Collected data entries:
--- begin ---

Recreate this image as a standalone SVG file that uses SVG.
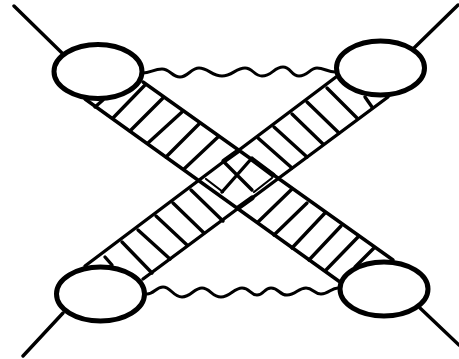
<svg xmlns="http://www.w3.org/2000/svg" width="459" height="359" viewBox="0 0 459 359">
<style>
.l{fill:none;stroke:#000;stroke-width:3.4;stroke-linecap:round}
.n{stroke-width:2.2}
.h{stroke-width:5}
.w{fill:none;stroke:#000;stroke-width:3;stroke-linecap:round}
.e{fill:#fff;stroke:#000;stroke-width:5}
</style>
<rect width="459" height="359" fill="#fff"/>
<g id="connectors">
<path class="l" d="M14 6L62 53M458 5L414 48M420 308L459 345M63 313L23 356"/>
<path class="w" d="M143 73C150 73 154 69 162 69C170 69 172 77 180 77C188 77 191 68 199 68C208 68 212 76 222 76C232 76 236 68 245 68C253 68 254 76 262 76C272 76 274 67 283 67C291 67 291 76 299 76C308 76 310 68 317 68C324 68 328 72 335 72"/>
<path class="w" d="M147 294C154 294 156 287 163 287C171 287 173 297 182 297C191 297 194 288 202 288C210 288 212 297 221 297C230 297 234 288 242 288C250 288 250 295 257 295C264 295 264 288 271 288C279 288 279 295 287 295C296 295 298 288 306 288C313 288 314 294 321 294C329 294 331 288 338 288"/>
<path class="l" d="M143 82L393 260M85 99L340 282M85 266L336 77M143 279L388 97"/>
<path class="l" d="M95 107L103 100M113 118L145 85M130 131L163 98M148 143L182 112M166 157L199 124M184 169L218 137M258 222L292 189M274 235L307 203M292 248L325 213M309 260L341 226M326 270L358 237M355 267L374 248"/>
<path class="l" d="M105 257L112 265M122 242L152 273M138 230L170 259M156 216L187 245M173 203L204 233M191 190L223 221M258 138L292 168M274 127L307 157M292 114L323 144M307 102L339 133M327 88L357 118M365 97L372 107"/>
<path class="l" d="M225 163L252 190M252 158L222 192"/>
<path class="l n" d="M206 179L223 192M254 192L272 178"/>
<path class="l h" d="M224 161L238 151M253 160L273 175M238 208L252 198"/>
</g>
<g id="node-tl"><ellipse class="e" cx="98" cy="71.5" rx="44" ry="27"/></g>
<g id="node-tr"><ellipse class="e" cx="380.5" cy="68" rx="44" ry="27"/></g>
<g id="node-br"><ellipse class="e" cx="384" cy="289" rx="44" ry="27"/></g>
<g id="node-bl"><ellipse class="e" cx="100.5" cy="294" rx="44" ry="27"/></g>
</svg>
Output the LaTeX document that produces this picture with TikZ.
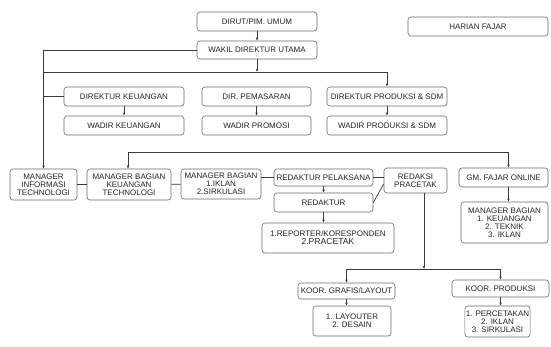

--- end ---

■ Exercise brief: Repeat all the records above exactly, leaving out any pictures.

■ Result of this task:
Recreate this image as a standalone SVG file that uses SVG.
<svg xmlns="http://www.w3.org/2000/svg" width="459" height="359" viewBox="0 0 459 359">
<style>
.l{fill:none;stroke:#000;stroke-width:3.4;stroke-linecap:round}
.n{stroke-width:2.2}
.h{stroke-width:5}
.w{fill:none;stroke:#000;stroke-width:3;stroke-linecap:round}
.e{fill:#fff;stroke:#000;stroke-width:5}
</style>
<rect width="459" height="359" fill="#fff"/>
<g id="connectors">
<path class="l" d="M14 6L62 53M458 5L414 48M420 308L459 345M63 313L23 356"/>
<path class="w" d="M143 73C150 73 154 69 162 69C170 69 172 77 180 77C188 77 191 68 199 68C208 68 212 76 222 76C232 76 236 68 245 68C253 68 254 76 262 76C272 76 274 67 283 67C291 67 291 76 299 76C308 76 310 68 317 68C324 68 328 72 335 72"/>
<path class="w" d="M147 294C154 294 156 287 163 287C171 287 173 297 182 297C191 297 194 288 202 288C210 288 212 297 221 297C230 297 234 288 242 288C250 288 250 295 257 295C264 295 264 288 271 288C279 288 279 295 287 295C296 295 298 288 306 288C313 288 314 294 321 294C329 294 331 288 338 288"/>
<path class="l" d="M143 82L393 260M85 99L340 282M85 266L336 77M143 279L388 97"/>
<path class="l" d="M95 107L103 100M113 118L145 85M130 131L163 98M148 143L182 112M166 157L199 124M184 169L218 137M258 222L292 189M274 235L307 203M292 248L325 213M309 260L341 226M326 270L358 237M355 267L374 248"/>
<path class="l" d="M105 257L112 265M122 242L152 273M138 230L170 259M156 216L187 245M173 203L204 233M191 190L223 221M258 138L292 168M274 127L307 157M292 114L323 144M307 102L339 133M327 88L357 118M365 97L372 107"/>
<path class="l" d="M225 163L252 190M252 158L222 192"/>
<path class="l n" d="M206 179L223 192M254 192L272 178"/>
<path class="l h" d="M224 161L238 151M253 160L273 175M238 208L252 198"/>
</g>
<g id="node-tl"><ellipse class="e" cx="98" cy="71.5" rx="44" ry="27"/></g>
<g id="node-tr"><ellipse class="e" cx="380.5" cy="68" rx="44" ry="27"/></g>
<g id="node-br"><ellipse class="e" cx="384" cy="289" rx="44" ry="27"/></g>
<g id="node-bl"><ellipse class="e" cx="100.5" cy="294" rx="44" ry="27"/></g>
</svg>
Output the LaTeX document that produces this picture with TikZ.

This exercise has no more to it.